What you return should match every record exactly, with the images removed.
►
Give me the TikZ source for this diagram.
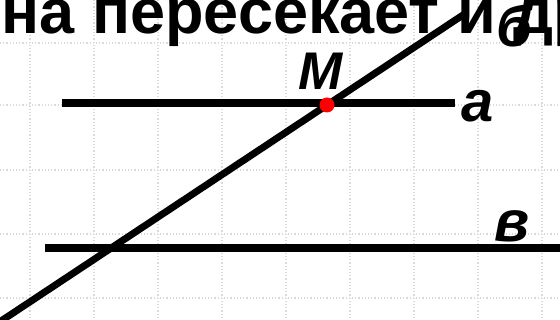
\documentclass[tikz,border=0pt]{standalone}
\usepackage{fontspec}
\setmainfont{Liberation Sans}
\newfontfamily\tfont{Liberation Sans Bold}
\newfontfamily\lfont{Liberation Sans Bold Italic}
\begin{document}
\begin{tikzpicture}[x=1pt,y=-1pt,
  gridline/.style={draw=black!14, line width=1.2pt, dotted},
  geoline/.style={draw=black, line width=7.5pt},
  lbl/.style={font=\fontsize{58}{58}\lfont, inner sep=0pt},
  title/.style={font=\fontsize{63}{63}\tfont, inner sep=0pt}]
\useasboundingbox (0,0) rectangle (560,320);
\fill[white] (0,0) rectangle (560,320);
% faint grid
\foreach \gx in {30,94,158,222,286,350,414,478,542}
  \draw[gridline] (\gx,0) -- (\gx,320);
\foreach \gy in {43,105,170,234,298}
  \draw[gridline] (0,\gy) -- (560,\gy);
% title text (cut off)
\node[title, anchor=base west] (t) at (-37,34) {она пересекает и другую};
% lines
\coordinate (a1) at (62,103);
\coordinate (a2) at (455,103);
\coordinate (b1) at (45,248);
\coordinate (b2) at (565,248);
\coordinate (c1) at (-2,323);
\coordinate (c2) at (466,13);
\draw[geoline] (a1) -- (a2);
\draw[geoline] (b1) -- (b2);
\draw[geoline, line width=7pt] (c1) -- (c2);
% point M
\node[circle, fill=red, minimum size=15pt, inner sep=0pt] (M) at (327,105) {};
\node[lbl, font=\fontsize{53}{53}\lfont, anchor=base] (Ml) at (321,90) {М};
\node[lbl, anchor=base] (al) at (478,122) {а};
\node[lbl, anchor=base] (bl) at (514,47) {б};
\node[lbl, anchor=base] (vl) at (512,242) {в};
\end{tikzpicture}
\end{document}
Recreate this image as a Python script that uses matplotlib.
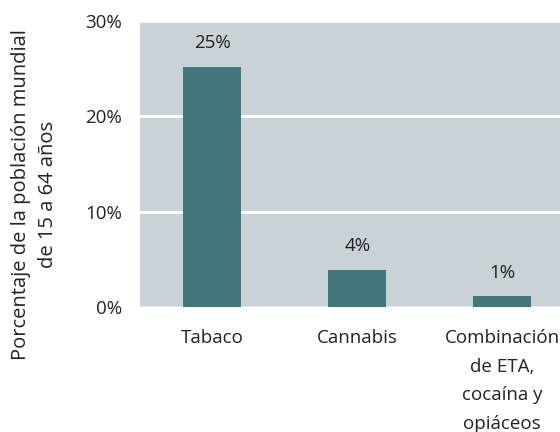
◄
Final answer -
Give me the TikZ source for this diagram.
\documentclass[tikz,border=0pt]{standalone}
\usepackage{fontspec}
\setmainfont{Liberation Sans}
\newfontfamily\tfont{Liberation Sans Bold}
\newfontfamily\lfont{Liberation Sans Bold Italic}
\begin{document}
\begin{tikzpicture}[x=1pt,y=-1pt,
  gridline/.style={draw=black!14, line width=1.2pt, dotted},
  geoline/.style={draw=black, line width=7.5pt},
  lbl/.style={font=\fontsize{58}{58}\lfont, inner sep=0pt},
  title/.style={font=\fontsize{63}{63}\tfont, inner sep=0pt}]
\useasboundingbox (0,0) rectangle (560,320);
\fill[white] (0,0) rectangle (560,320);
% faint grid
\foreach \gx in {30,94,158,222,286,350,414,478,542}
  \draw[gridline] (\gx,0) -- (\gx,320);
\foreach \gy in {43,105,170,234,298}
  \draw[gridline] (0,\gy) -- (560,\gy);
% title text (cut off)
\node[title, anchor=base west] (t) at (-37,34) {она пересекает и другую};
% lines
\coordinate (a1) at (62,103);
\coordinate (a2) at (455,103);
\coordinate (b1) at (45,248);
\coordinate (b2) at (565,248);
\coordinate (c1) at (-2,323);
\coordinate (c2) at (466,13);
\draw[geoline] (a1) -- (a2);
\draw[geoline] (b1) -- (b2);
\draw[geoline, line width=7pt] (c1) -- (c2);
% point M
\node[circle, fill=red, minimum size=15pt, inner sep=0pt] (M) at (327,105) {};
\node[lbl, font=\fontsize{53}{53}\lfont, anchor=base] (Ml) at (321,90) {М};
\node[lbl, anchor=base] (al) at (478,122) {а};
\node[lbl, anchor=base] (bl) at (514,47) {б};
\node[lbl, anchor=base] (vl) at (512,242) {в};
\end{tikzpicture}
\end{document}
Recreate this image as a Python script that uses matplotlib.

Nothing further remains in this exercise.